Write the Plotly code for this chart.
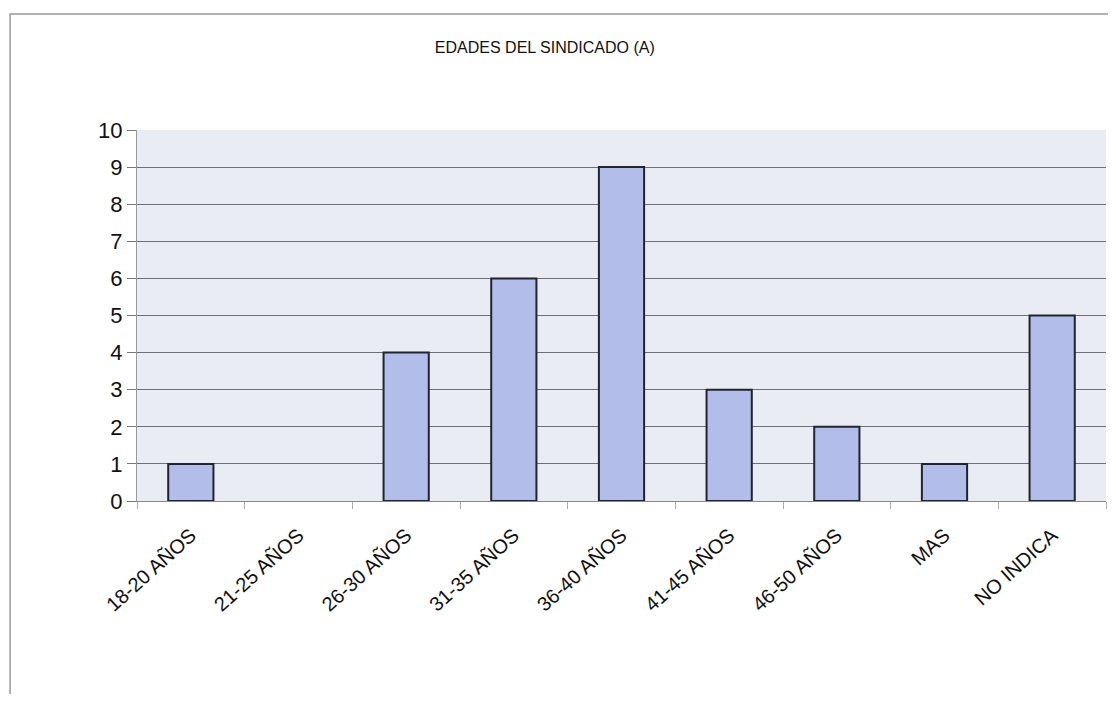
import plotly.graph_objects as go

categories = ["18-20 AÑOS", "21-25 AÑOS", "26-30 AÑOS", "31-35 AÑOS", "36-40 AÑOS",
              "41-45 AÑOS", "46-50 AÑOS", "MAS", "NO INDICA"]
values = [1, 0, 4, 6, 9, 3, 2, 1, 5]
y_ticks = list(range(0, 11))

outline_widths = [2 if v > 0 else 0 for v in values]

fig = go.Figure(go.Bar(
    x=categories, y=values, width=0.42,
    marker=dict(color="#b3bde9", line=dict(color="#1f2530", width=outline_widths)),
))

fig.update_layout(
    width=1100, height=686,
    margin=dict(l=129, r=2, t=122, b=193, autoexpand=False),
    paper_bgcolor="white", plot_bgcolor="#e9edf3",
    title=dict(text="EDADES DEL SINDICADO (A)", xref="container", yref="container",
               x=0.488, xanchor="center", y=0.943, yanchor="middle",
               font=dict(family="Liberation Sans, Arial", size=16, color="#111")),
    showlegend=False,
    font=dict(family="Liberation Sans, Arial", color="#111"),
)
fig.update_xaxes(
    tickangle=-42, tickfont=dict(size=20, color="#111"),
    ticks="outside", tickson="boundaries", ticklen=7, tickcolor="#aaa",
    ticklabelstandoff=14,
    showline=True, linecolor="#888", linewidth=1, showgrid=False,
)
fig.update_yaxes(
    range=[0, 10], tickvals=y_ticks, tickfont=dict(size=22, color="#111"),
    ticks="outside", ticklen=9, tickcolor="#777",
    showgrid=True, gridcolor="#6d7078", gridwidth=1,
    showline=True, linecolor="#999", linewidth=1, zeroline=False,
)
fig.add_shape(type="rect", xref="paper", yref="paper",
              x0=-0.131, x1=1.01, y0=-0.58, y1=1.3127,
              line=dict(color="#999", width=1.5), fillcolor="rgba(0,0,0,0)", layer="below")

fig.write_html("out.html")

◆ ◆ ◆ ◆ ◆

### What the task asks
Go through the listing above and quote it exactly, apart from its images.

### Full output
Write the Plotly code for this chart.
import plotly.graph_objects as go

categories = ["18-20 AÑOS", "21-25 AÑOS", "26-30 AÑOS", "31-35 AÑOS", "36-40 AÑOS",
              "41-45 AÑOS", "46-50 AÑOS", "MAS", "NO INDICA"]
values = [1, 0, 4, 6, 9, 3, 2, 1, 5]
y_ticks = list(range(0, 11))

outline_widths = [2 if v > 0 else 0 for v in values]

fig = go.Figure(go.Bar(
    x=categories, y=values, width=0.42,
    marker=dict(color="#b3bde9", line=dict(color="#1f2530", width=outline_widths)),
))

fig.update_layout(
    width=1100, height=686,
    margin=dict(l=129, r=2, t=122, b=193, autoexpand=False),
    paper_bgcolor="white", plot_bgcolor="#e9edf3",
    title=dict(text="EDADES DEL SINDICADO (A)", xref="container", yref="container",
               x=0.488, xanchor="center", y=0.943, yanchor="middle",
               font=dict(family="Liberation Sans, Arial", size=16, color="#111")),
    showlegend=False,
    font=dict(family="Liberation Sans, Arial", color="#111"),
)
fig.update_xaxes(
    tickangle=-42, tickfont=dict(size=20, color="#111"),
    ticks="outside", tickson="boundaries", ticklen=7, tickcolor="#aaa",
    ticklabelstandoff=14,
    showline=True, linecolor="#888", linewidth=1, showgrid=False,
)
fig.update_yaxes(
    range=[0, 10], tickvals=y_ticks, tickfont=dict(size=22, color="#111"),
    ticks="outside", ticklen=9, tickcolor="#777",
    showgrid=True, gridcolor="#6d7078", gridwidth=1,
    showline=True, linecolor="#999", linewidth=1, zeroline=False,
)
fig.add_shape(type="rect", xref="paper", yref="paper",
              x0=-0.131, x1=1.01, y0=-0.58, y1=1.3127,
              line=dict(color="#999", width=1.5), fillcolor="rgba(0,0,0,0)", layer="below")

fig.write_html("out.html")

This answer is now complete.